Tuesday, June 28, 2005

Mountains and Valleys, Donkeys and Cows



On the very first day of this hike, before I even started, I had realized that the amount of weight I was carrying in my pack was too much for me. I could carry it, but I wouldn´t enjoy the hike, and I´d be really, really tired. So, when I arrived at the trail head and found a group waiting to depart with donkeys and guides, I jumped on the opportunity and negotiated with the chief guide to have them carry some of my stuff. I was more than pleased to pay a bit under $4 per day to have my tent, sleeping bag and mat and some clothing strapped to a donkey´s back. Thus relieved, I headed down the trail after the group.

Hiking in Peru is different from my experiences in Argentina and Chile, in that here, tourists that hike often do it through an agency. This group was made up of 9 people about my age; they had 6 donkeys, 2 arrieros (donkey-handlers) and two or three guides. Each person carried a small day pack, the donkeys carried the rest, as well as the tents and the food. Their tents were set up before they arrived and taken down in the mornings, and the guides prepared and served all their meals. (Luckily for me, they let me join them in their food tent to play cards at night, though I didn´t get to have any of their roast chicken or french fries.) Neither the people in the group, nor their guides, could believe that I wanted to do it myself. In Peru, if you can afford it, you pay for a donkey to carry your things. Here, manual labor is a way of life, not something to be done for sport. What a priveliged life we gringos lead that we think carrying heavy loads on our back is something to do for fun!

At the beginning of the first day, I got a tiny bit lost, and stopped at a farmhouse to ask directions. This was rural, and very poor, Peru! The woman I asked first spoke no Spanish, only Quechua. When I got up to the house, the man inside had very few teeth, and had to pull himself towards the door with his hands before he could pull himself to his feet. He gave me directions as three curious children with filthy clothing and feet watched from behind the wall. Later that day I went through a field where two sisters, aged 3 and 4, were herding their family´s goats. They only knew enough Spanish to ask me for money and candy.

On the second day we had a very hard climb up to the highest point on the trail: Punta Union, at 4,750 meters, or about 15,400 feet. This is close to the highest altitude I´ve been at during my entire trip, and I did it on foot! It was very very difficult, but the view at the top was spectacular.
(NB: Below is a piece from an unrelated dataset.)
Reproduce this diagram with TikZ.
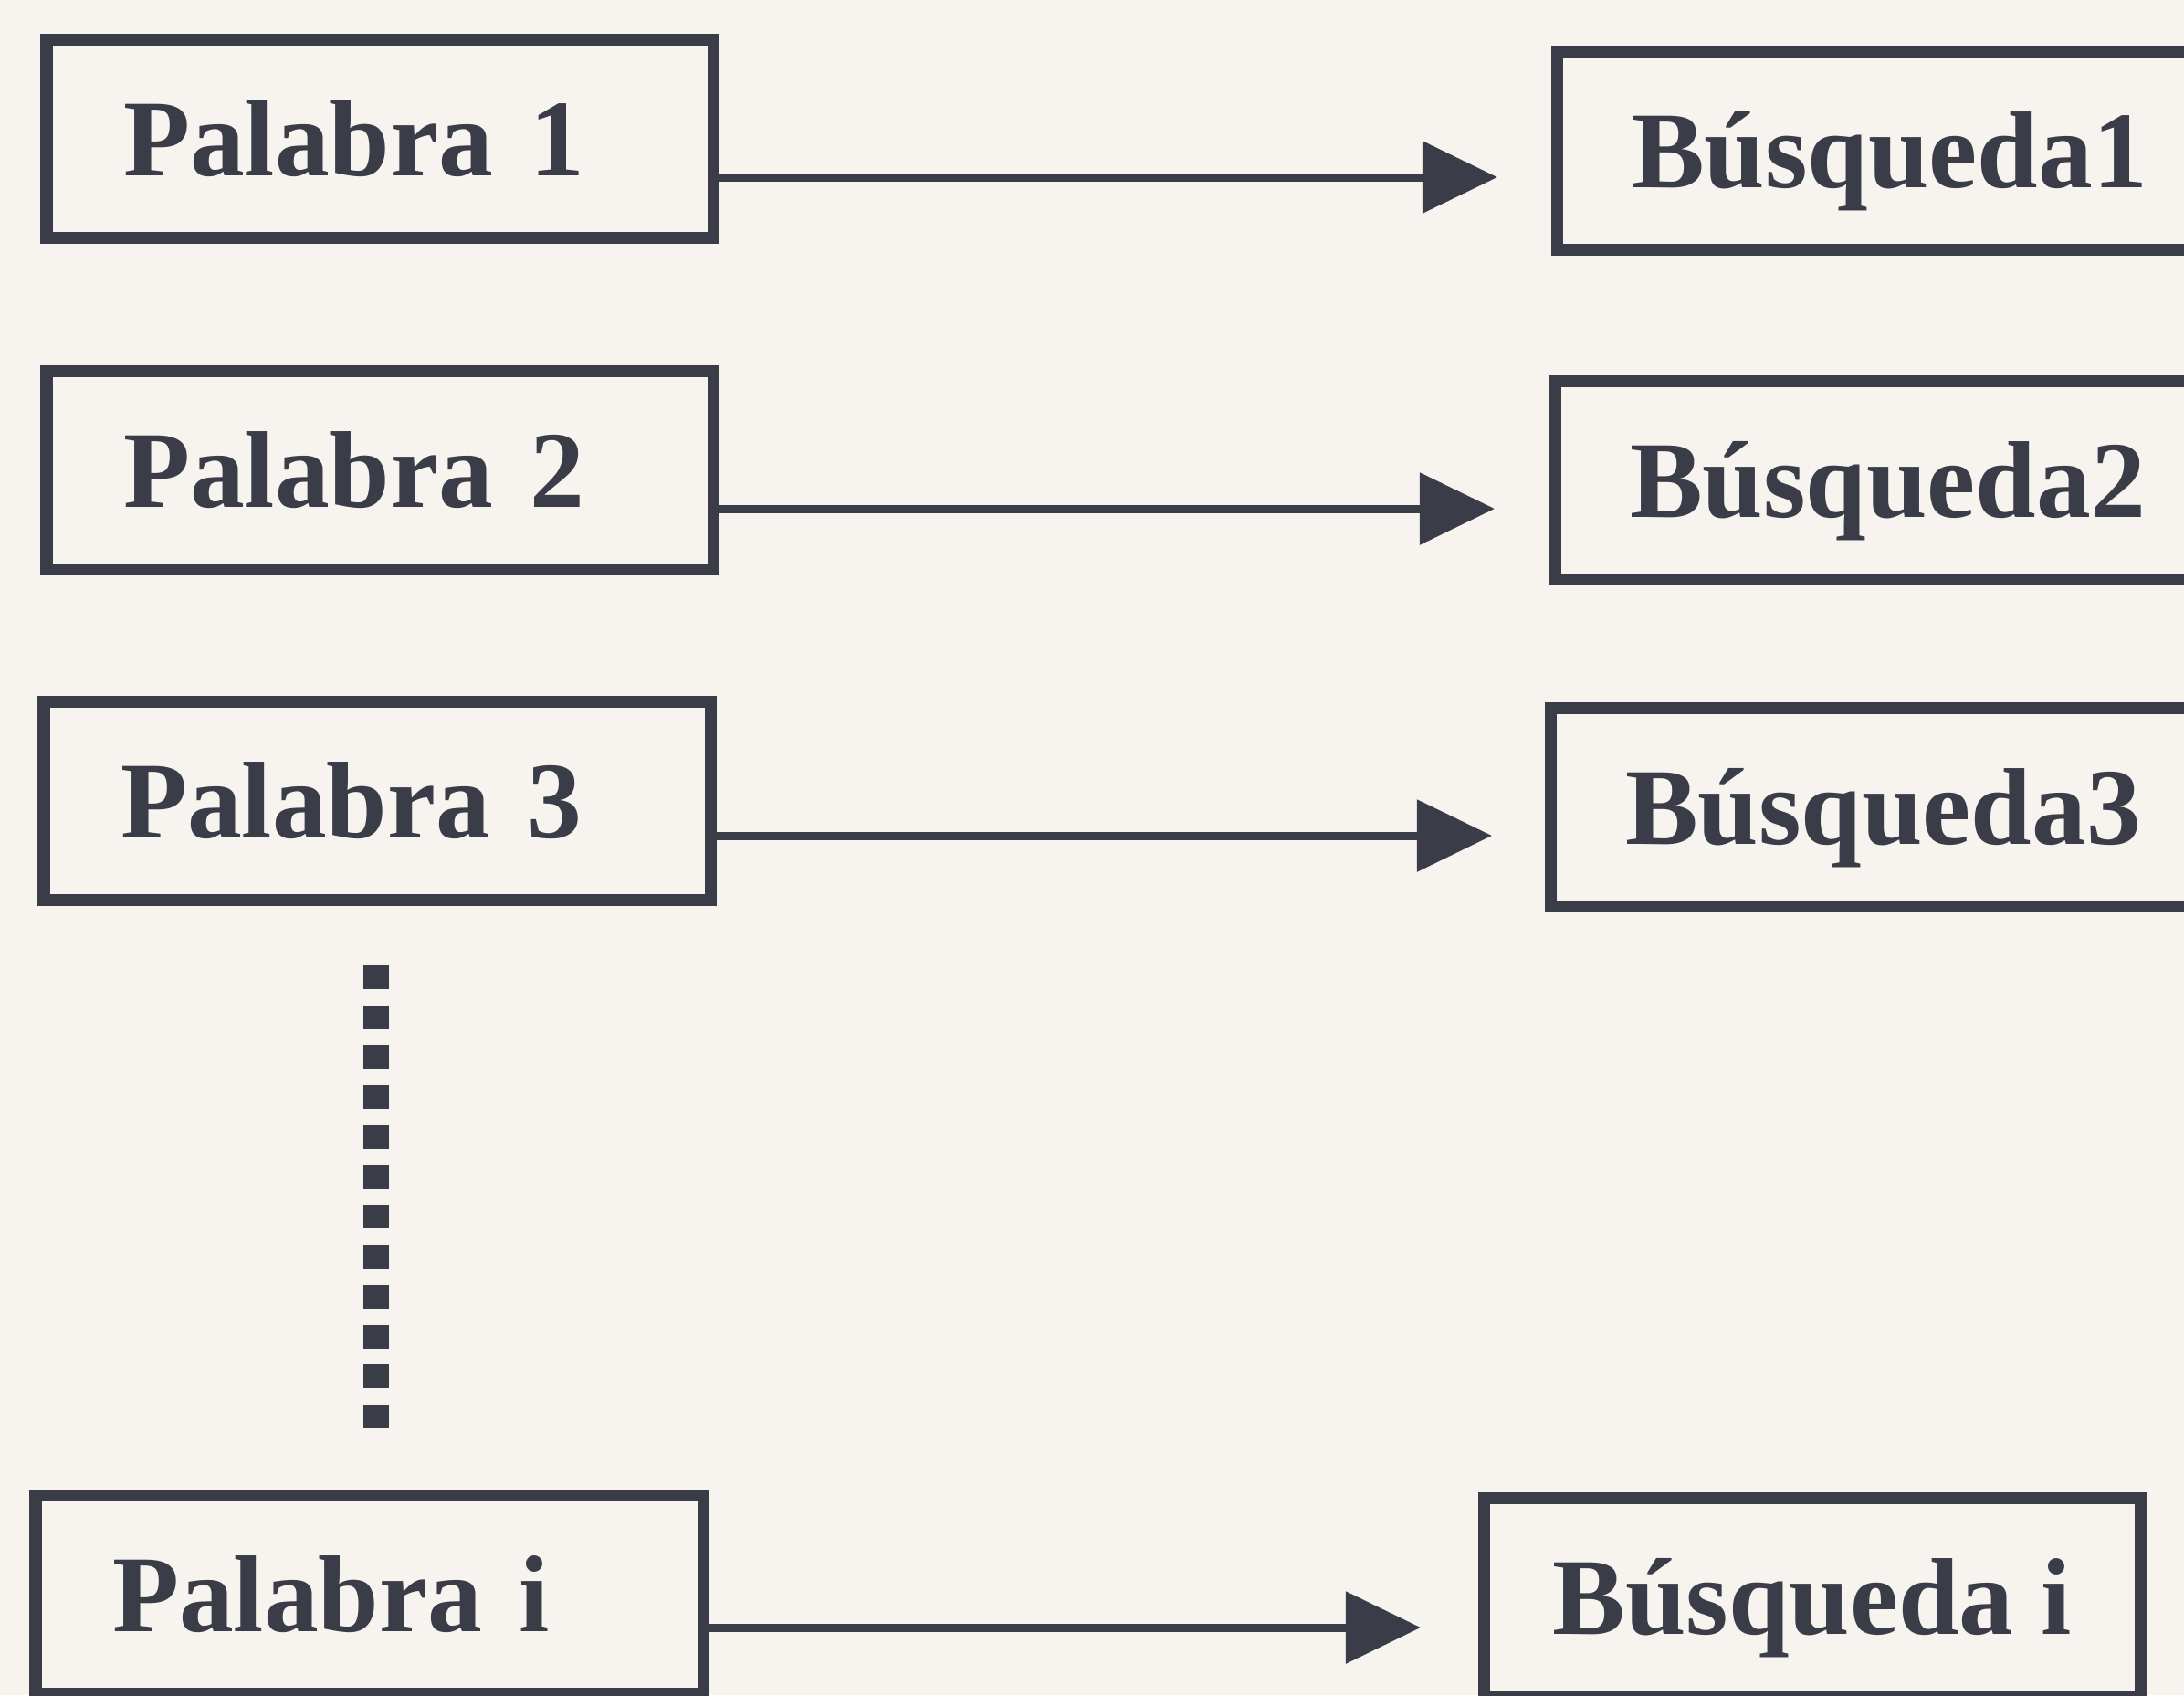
\documentclass[tikz,border=0pt]{standalone}
\usepackage{fontspec}
\setmainfont{Liberation Serif}
\usetikzlibrary{arrows.meta}
\definecolor{ink}{HTML}{3A3C47}
\definecolor{paper}{HTML}{F7F4F0}
\begin{document}
\begin{tikzpicture}[x=0.01cm,y=-0.01cm,
  wbox/.style={draw=ink, line width=0.13cm, outer sep=0pt, anchor=north west,
    minimum height=2.17cm, text height=23pt, text depth=0pt,
    font=\fontsize{34}{40}\selectfont\bfseries, text=ink, align=left,
    inner xsep=0.84cm, inner ysep=0pt},
  arr/.style={draw=ink, line width=0.09cm, -{Triangle[length=0.82cm,width=0.77cm]}},
  dots/.style={draw=ink, line width=0.27cm, dash pattern=on 0.26cm off 0.177cm}
]
\fill[paper] (0,0) rectangle (2392,1856);
\useasboundingbox (0,0) rectangle (2392,1856);

\node[wbox, text width=5.62cm] (p1) at (51,43) {Palabra 1};
\node[wbox, text width=5.62cm] (p2) at (51,406) {Palabra 2};
\node[wbox, text width=5.62cm] (p3) at (48,768) {Palabra 3};
\node[wbox, text width=5.63cm] (pi) at (39,1637) {Palabra i};

\node[wbox, text width=7.36cm, inner xsep=0.82cm] (b1) at (1705,56) {Búsqueda1};
\node[wbox, text width=7.36cm, inner xsep=0.82cm] (b2) at (1703,417) {Búsqueda2};
\node[wbox, text width=7.36cm, inner xsep=0.82cm] (b3) at (1698,775) {Búsqueda3};
\node[wbox, inner xsep=0.3cm, minimum width=7.19cm, align=center] (bi) at (1625,1640) {Búsqueda i};

\coordinate (t1) at (1640,194);
\coordinate (t2) at (1637,557);
\coordinate (t3) at (1634,915);
\coordinate (ti) at (1556,1782);
\draw[arr] (p1.east |- t1) -- (t1);
\draw[arr] (p2.east |- t2) -- (t2);
\draw[arr] (p3.east |- t3) -- (t3);
\draw[arr] (pi.east |- ti) -- (ti);

\coordinate (dtop) at (412,1057);
\coordinate (dbot) at (412,1566);
\draw[dots] (dtop) -- (dbot);
\end{tikzpicture}
\end{document}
After cooking dinner on the second night I had left my dirty cooking pot outside my tent, and woke up at 1 AM to the sounds of something licking it clean and then rooting through my bag of garbage. It was a cow! I had to repeatedly knock on the sides of the tent to get it to go away, and even then it kept coming back, even after I moved the pot and food inside the tent. The third day was very long, and although beautiful, there was a punishing wind in the valley and after nearly 8 hours my feet were crying out for rest. That night, I had a friendly donkey next to my tent as I cooked, trying to steal my food.

Today was a relatively easy day, just two hours hiking downhill to the end of the trail. I got there before the group (and before the burros with my stuff) and had time to do like the Peruvians do, washing myself and my sweaty clothing in the river. But nothing ruins the fresh feeling of having washed in a glacial river like spending 4 hours in Peruvian public transportation. At one point I was crammed into the back seat of a station wagon with three other passengers, who chattered away with the driver and two passengers in the front in very animated Quechua--although the word "gringa" appeared in their conversation more often than I would have liked. In the back of the station wagon were about 25 giant squash, on their way to the market in Caraz. I suppose I was lucky--as we traveled along the curves of the cliffside road (giving amazing views of the Huaylas canyon), we passed several other cars, one of which was a station wagon like ours, with two passengers in front, four in back, and in the way back, what appeared to be a family of five.